Bridging the Gap (Narp Perspective)

After spending hours and hours poring over all the statistical data that I could gather from the blog, it appears that we have great diversity amongst our readers. Ranging from the narpiest narps to the jockiest jocks, and some random international people (I'll figure out who you are eventually Mr. Denmark), we've hit a place where Bowdoin's diversity can only dream of getting. That being said, an undefinable barrier must be bridged between the narps and the jocks. Things that are seemingly innocuous to one group may be downright terrifying to the other. But fear no more! For here is the first installment of a potential series in which some places on campus are going to be arbitrarily and stereotypically defined by my idea of what a narp perspective is!



Thorne 
Big, vast, yet oddly belittling dining hall. Fine for breakfast and early lunch, but when it gets packed, you might as well be playing Where's Waldo trying to find who you came with. It's incredible how good athlete's eyes are in comparison to narps; they literally just walk straight to their friends without hesitating. Maybe one day there will be designated tables for narps too.

The Quad
Great place for studying when it's nice out, which apparently is only the first week of school. That's fine though, us Howardians aren't really the outdoorsy type anyway. However, some die-hard Howardian's/ future Howardian's challenge the elements and will read under a tree in the middle of October (hint: gloves). However, walking across the quad is the main reason that we have to run between classes. If there were no quad, we could just roll our backpacks straight from Hubbard to Searles in a nice warm hallway. In essence, the quad is a barrier to academic success, mainly by keeping us in the back row.


Hawthorne and Longfellow Library
Library! Studying! College! No parents! Books!
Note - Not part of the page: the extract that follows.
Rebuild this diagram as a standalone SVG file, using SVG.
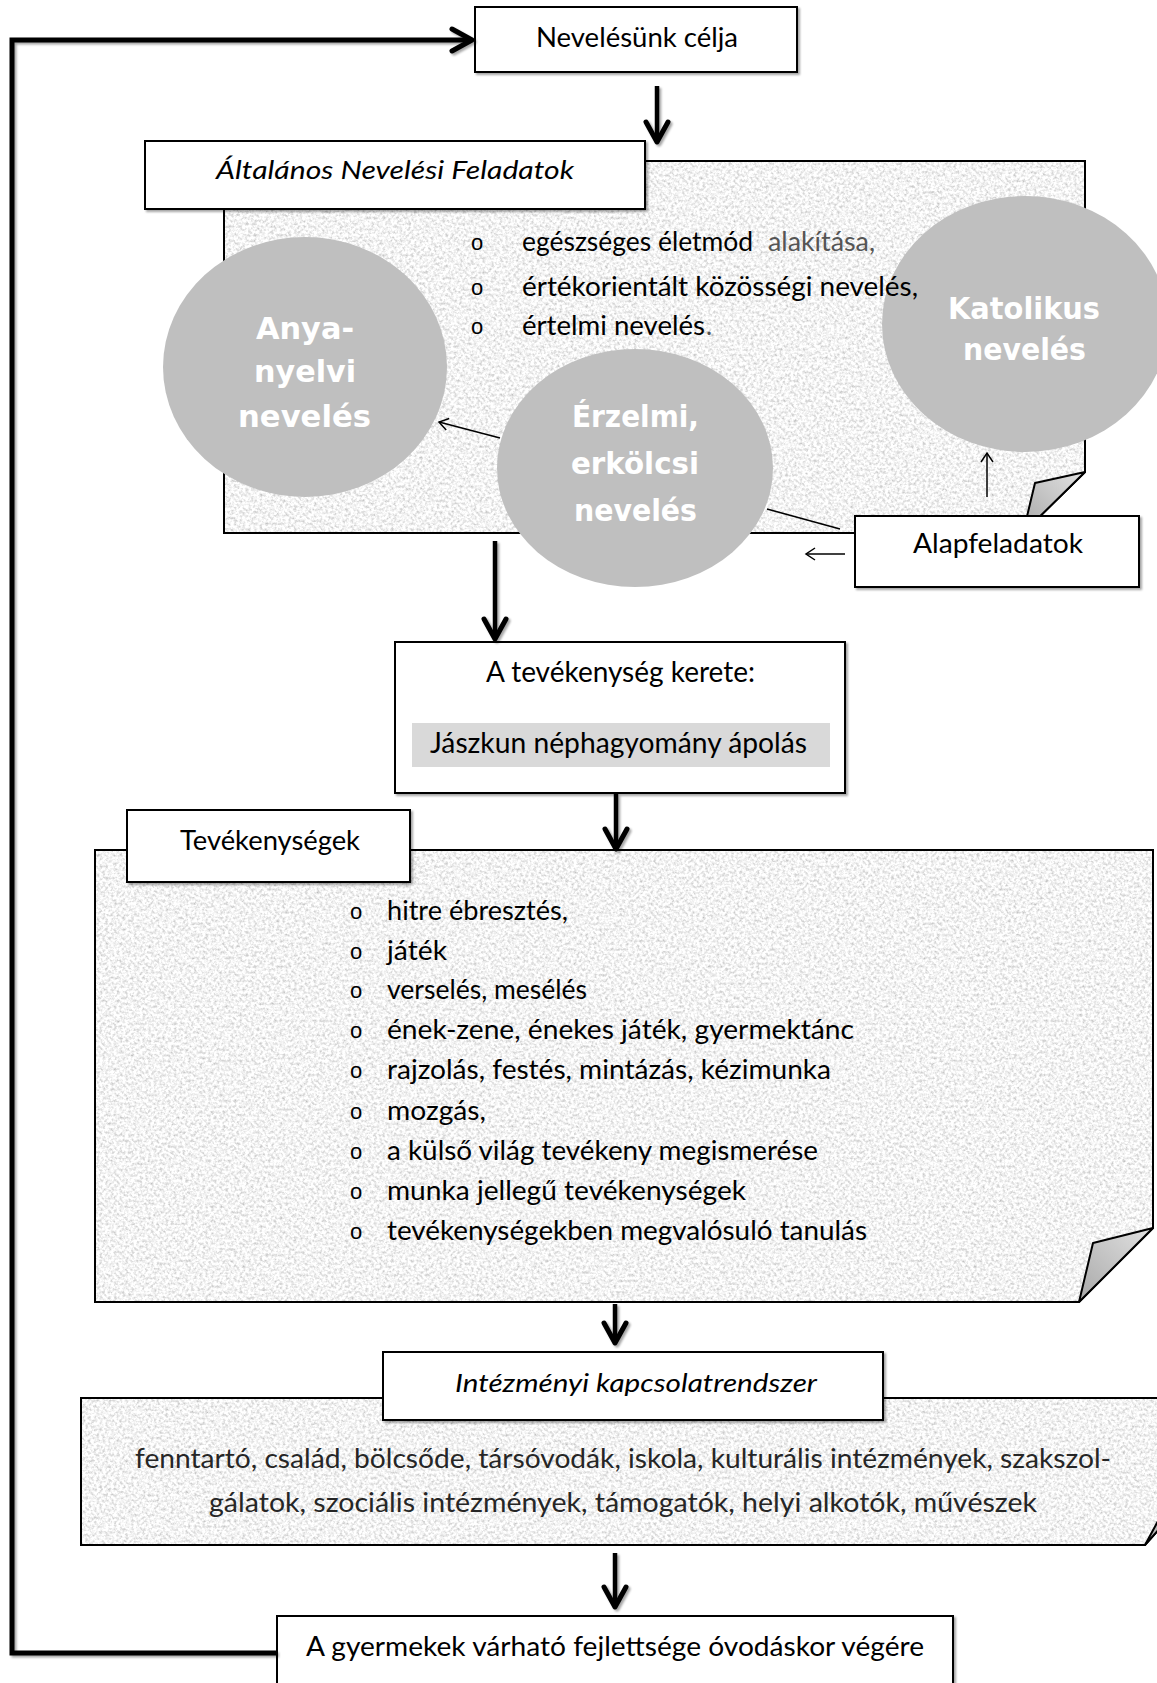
<svg xmlns="http://www.w3.org/2000/svg" width="1157" height="1683" viewBox="0 0 1157 1683">
<style>
.box{fill:#fff;stroke:#000;stroke-width:2;filter:url(#sh)}
.panel{fill:#eaeaea;filter:url(#paper)}
.pedge{fill:none;stroke:#000;stroke-width:2;stroke-linejoin:miter}
.flap{fill:url(#flapg);stroke:#000;stroke-width:2;stroke-linejoin:round}
.t{font-family:Lato,"Open Sans",sans-serif;font-size:26px;fill:#000}
.it{font-style:italic}
.big{font-size:28px}
.grey{fill:#555}
.dark{fill:#262626}
.bul{font-family:"Liberation Sans",sans-serif;font-size:22px;fill:#000}
.circ{fill:#bfbfbf}
.ct{font-family:"DejaVu Sans",sans-serif;font-weight:bold;font-size:31px;fill:#fff}
.band{fill:#d9d9d9}
.thick{fill:none;stroke:#000;stroke-width:4.5;filter:url(#sh)}
.loop{fill:none;stroke:#000;stroke-width:5;stroke-linejoin:miter;filter:url(#sh)}
.thin{fill:none;stroke:#000;stroke-width:1.5}
</style>
<defs>
<filter id="paper" x="0" y="0" width="1" height="1">
<feTurbulence type="fractalNoise" baseFrequency="0.35" numOctaves="3" seed="7" result="n"/>
<feColorMatrix in="n" type="matrix" values="0.9 0 0 0 0.45  0.9 0 0 0 0.45  0.9 0 0 0 0.45  0 0 0 0 1" result="g"/>
<feComposite in="g" in2="SourceGraphic" operator="in"/>
</filter>
<filter id="sh" filterUnits="userSpaceOnUse" x="0" y="0" width="1157" height="1683">
<feDropShadow dx="2" dy="2" stdDeviation="1.2" flood-color="#000" flood-opacity="0.35"/>
</filter>
<linearGradient id="flapg" x1="1" y1="0" x2="0" y2="1">
<stop offset="0" stop-color="#e2e2e2"/>
<stop offset="1" stop-color="#a8a8a8"/>
</linearGradient>
<marker id="hv" markerUnits="userSpaceOnUse" markerWidth="30" markerHeight="30" viewBox="0 0 30 30" refX="26" refY="15" orient="auto">
<path d="M6,4 L26,15 L6,26" fill="none" stroke="#000" stroke-width="5" stroke-linecap="round" stroke-linejoin="round"/>
</marker>
<marker id="tn" markerUnits="userSpaceOnUse" markerWidth="16" markerHeight="16" viewBox="0 0 16 16" refX="14" refY="8" orient="auto">
<path d="M5,2 L14,8 L5,14" fill="none" stroke="#000" stroke-width="1.5"/>
</marker>
</defs>

<rect width="1157" height="1683" fill="#fff"/>

<!-- Panel 1: Általános Nevelési Feladatok -->
<g id="panel-altalanos">
<path class="panel" d="M224,161 H1085 V472 L1023,533 H224 Z"/>
<path class="pedge" d="M224,161 H1085 V472 L1023,533 H224 Z"/>
<polygon class="flap" points="1085,472 1035,483 1023,533"/>
</g>

<g id="node-altalanos">
<rect class="box" x="145" y="141" width="500" height="68"/>
<text class="t it" x="216" y="179" textLength="358" lengthAdjust="spacingAndGlyphs">Általános Nevelési Feladatok</text>
</g>

<g id="node-anyanyelvi">
<ellipse class="circ" cx="305" cy="367" rx="142" ry="130"/>
<text class="ct" x="256" y="339" textLength="98" lengthAdjust="spacingAndGlyphs">Anya-</text>
<text class="ct" x="254" y="382" textLength="102" lengthAdjust="spacingAndGlyphs">nyelvi</text>
<text class="ct" x="238" y="427" textLength="133" lengthAdjust="spacingAndGlyphs">nevelés</text>
</g>

<g id="node-katolikus">
<ellipse class="circ" cx="1025" cy="324" rx="143" ry="128"/>
<text class="ct" x="948" y="319" textLength="152" lengthAdjust="spacingAndGlyphs">Katolikus</text>
<text class="ct" x="963" y="360" textLength="123" lengthAdjust="spacingAndGlyphs">nevelés</text>
</g>

<g id="node-erzelmi">
<ellipse class="circ" cx="635" cy="468" rx="138" ry="119"/>
<text class="ct" x="572" y="427" textLength="127" lengthAdjust="spacingAndGlyphs">Érzelmi,</text>
<text class="ct" x="571" y="474" textLength="128" lengthAdjust="spacingAndGlyphs">erkölcsi</text>
<text class="ct" x="574" y="521" textLength="123" lengthAdjust="spacingAndGlyphs">nevelés</text>
</g>

<g id="list-altalanos">
<text class="bul" x="471" y="250">o</text>
<text class="t" x="522" y="251" textLength="231" lengthAdjust="spacingAndGlyphs">egészséges életmód</text>
<text class="t grey" x="768" y="251" textLength="107" lengthAdjust="spacingAndGlyphs">alakítása,</text>
<text class="bul" x="471" y="295">o</text>
<text class="t" x="522" y="296" textLength="396" lengthAdjust="spacingAndGlyphs">értékorientált közösségi nevelés,</text>
<text class="bul" x="471" y="334">o</text>
<text class="t" x="522" y="335" textLength="183" lengthAdjust="spacingAndGlyphs">értelmi nevelés</text>
<text class="t grey" x="706" y="335">.</text>
</g>

<g id="node-alapfeladatok">
<rect class="box" x="855" y="516" width="284" height="71"/>
<text class="t" x="913" y="553" textLength="170" lengthAdjust="spacingAndGlyphs">Alapfeladatok</text>
</g>

<g id="node-celja">
<rect class="box" x="475" y="7" width="322" height="65"/>
<text class="t" x="536" y="47" textLength="202" lengthAdjust="spacingAndGlyphs">Nevelésünk célja</text>
</g>

<g id="node-kerete">
<rect class="box" x="395" y="642" width="450" height="151"/>
<text class="t big" x="486" y="682" textLength="269" lengthAdjust="spacingAndGlyphs">A tevékenység kerete:</text>
<rect class="band" x="412" y="723" width="418" height="44"/>
<text class="t big" x="430" y="753" textLength="377" lengthAdjust="spacingAndGlyphs">Jászkun néphagyomány ápolás</text>
</g>

<!-- Panel 2: Tevékenységek -->
<g id="panel-tevekenysegek">
<path class="panel" d="M95,850 H1153 V1228 L1079,1302 H95 Z"/>
<path class="pedge" d="M95,850 H1153 V1228 L1079,1302 H95 Z"/>
<polygon class="flap" points="1153,1228 1093,1243 1079,1302"/>
<text class="bul" x="350" y="919">o</text>
<text class="t" x="387" y="920" textLength="181" lengthAdjust="spacingAndGlyphs">hitre ébresztés,</text>
<text class="bul" x="350" y="959">o</text>
<text class="t" x="387" y="960" textLength="60" lengthAdjust="spacingAndGlyphs">játék</text>
<text class="bul" x="350" y="998">o</text>
<text class="t" x="387" y="999" textLength="200" lengthAdjust="spacingAndGlyphs">verselés, mesélés</text>
<text class="bul" x="350" y="1038">o</text>
<text class="t" x="387" y="1039" textLength="467" lengthAdjust="spacingAndGlyphs">ének-zene, énekes játék, gyermektánc</text>
<text class="bul" x="350" y="1078">o</text>
<text class="t" x="387" y="1079" textLength="444" lengthAdjust="spacingAndGlyphs">rajzolás, festés, mintázás, kézimunka</text>
<text class="bul" x="350" y="1119">o</text>
<text class="t" x="387" y="1120" textLength="99" lengthAdjust="spacingAndGlyphs">mozgás,</text>
<text class="bul" x="350" y="1159">o</text>
<text class="t" x="387" y="1160" textLength="431" lengthAdjust="spacingAndGlyphs">a külső világ tevékeny megismerése</text>
<text class="bul" x="350" y="1199">o</text>
<text class="t" x="387" y="1200" textLength="359" lengthAdjust="spacingAndGlyphs">munka jellegű tevékenységek</text>
<text class="bul" x="350" y="1239">o</text>
<text class="t" x="387" y="1240" textLength="480" lengthAdjust="spacingAndGlyphs">tevékenységekben megvalósuló tanulás</text>
</g>

<g id="node-tevekenysegek">
<rect class="box" x="127" y="810" width="283" height="72"/>
<text class="t" x="180" y="850" textLength="180" lengthAdjust="spacingAndGlyphs">Tevékenységek</text>
</g>

<!-- Panel 3: Intézményi kapcsolatrendszer -->
<g id="panel-intezmenyi">
<path class="panel" d="M81,1398 H1185 V1500 L1145,1545 H81 Z"/>
<path class="pedge" d="M81,1398 H1185 V1500 L1145,1545 H81 Z"/>
<polygon class="flap" points="1185,1500 1158,1521 1145,1545"/>
<text class="t dark" x="135" y="1468" textLength="976" lengthAdjust="spacingAndGlyphs">fenntartó, család, bölcsőde, társóvodák, iskola, kulturális intézmények, szakszol-</text>
<text class="t dark" x="209" y="1512" textLength="828" lengthAdjust="spacingAndGlyphs">gálatok, szociális intézmények, támogatók, helyi alkotók, művészek</text>
</g>

<g id="node-intezmenyi">
<rect class="box" x="383" y="1352" width="500" height="68"/>
<text class="t it" x="455" y="1392" textLength="362" lengthAdjust="spacingAndGlyphs">Intézményi kapcsolatrendszer</text>
</g>

<g id="node-fejlettseg">
<rect class="box" x="277" y="1616" width="676" height="90"/>
<text class="t" x="306" y="1656" textLength="618" lengthAdjust="spacingAndGlyphs">A gyermekek várható fejlettsége óvodáskor végére</text>
</g>

<g id="connectors">
<path class="loop" d="M277,1653 H12 V40 H472" marker-end="url(#hv)"/>
<path class="thick" d="M657,86 V142" marker-end="url(#hv)"/>
<path class="thick" d="M495,541 V639" marker-end="url(#hv)"/>
<path class="thick" d="M616,794 V849" marker-end="url(#hv)"/>
<path class="thick" d="M615,1304 V1343" marker-end="url(#hv)"/>
<path class="thick" d="M615,1553 V1607" marker-end="url(#hv)"/>
<path class="thin" d="M500,438 L439,422" marker-end="url(#tn)"/>
<path class="thin" d="M767,509 L840,529"/>
<path class="thin" d="M845,554 H806" marker-end="url(#tn)"/>
<path class="thin" d="M987,497 V453" marker-end="url(#tn)"/>
</g>
</svg>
First Year Dorm (Hyde, Winthrop, Appleton, etc)
You know you're living in Howard when you signed up to live in Howard during the housing lottery. Another good indicator, albeit not nearly as good as just knowing where the hell you sleep at night, is visiting your freshman dorm. It's a great way to make friends with some underclassmen, and you can share stories of those crazy nights you spent in your old dorm watching CSPAN or Obama announce the death of bin Laden.


Smith Union
Mailboxes, C-store, Jack Magee's, noisy study room, billiards, Foosball and pingping tables (aka a one stop place for all of a Howardian's workout needs). Also a place where you may find yourself puking after drinking your first beer before a concert. #notwinningthennotwinningnow


Buck
An adult male deer, also slang for a dollar.

Farley Field House
The dog in that movie that my mom wanted me to see with her? HAHA JK everyone knows it's where our hockey teams play! I went to the Colby-Bowdoin game last year and never knew I could get so into a game that I understood none of the rules for. For example, why were there only 2 nets when there were obviously 3 teams on the icecourt? And the 3rd team didn't even get to use sticks, they had whistles and kept picking the flat ball up! (they were also severely undermanned, it must be some weird Canadian thing). But the "Safety School!" chant was the most school spirit I've ever felt.
Seriously wtf. 3 guys 2 sticks?
 Pickard Theater
A great venue for student produced theatrical pieces and other necessary forms of cultural advancement. If there's one thing you have to do before you graduate bowbow, it's either produce, perform in or support one of these productions. Personally, I'm a big fan of musicals: A Very Potter Musical is the great thing I've ever seen, and I'm also partial to West Side Story (the Jets snapwalk is hilarious if you're stuck behind someone walking slowly and you feel too awkward to pass them),  for plays I like A Midsummer Nights Dream, and for movie adaptions of the greatest play ever written I require you to see Gnomeo and Juliet. Yes that was a tangent, but all of those links should definitely be clicked and watched because they're all awesome/terrific procrastination tools.

Jock perspective to come tomorrow, I'm gonna need hella interviews.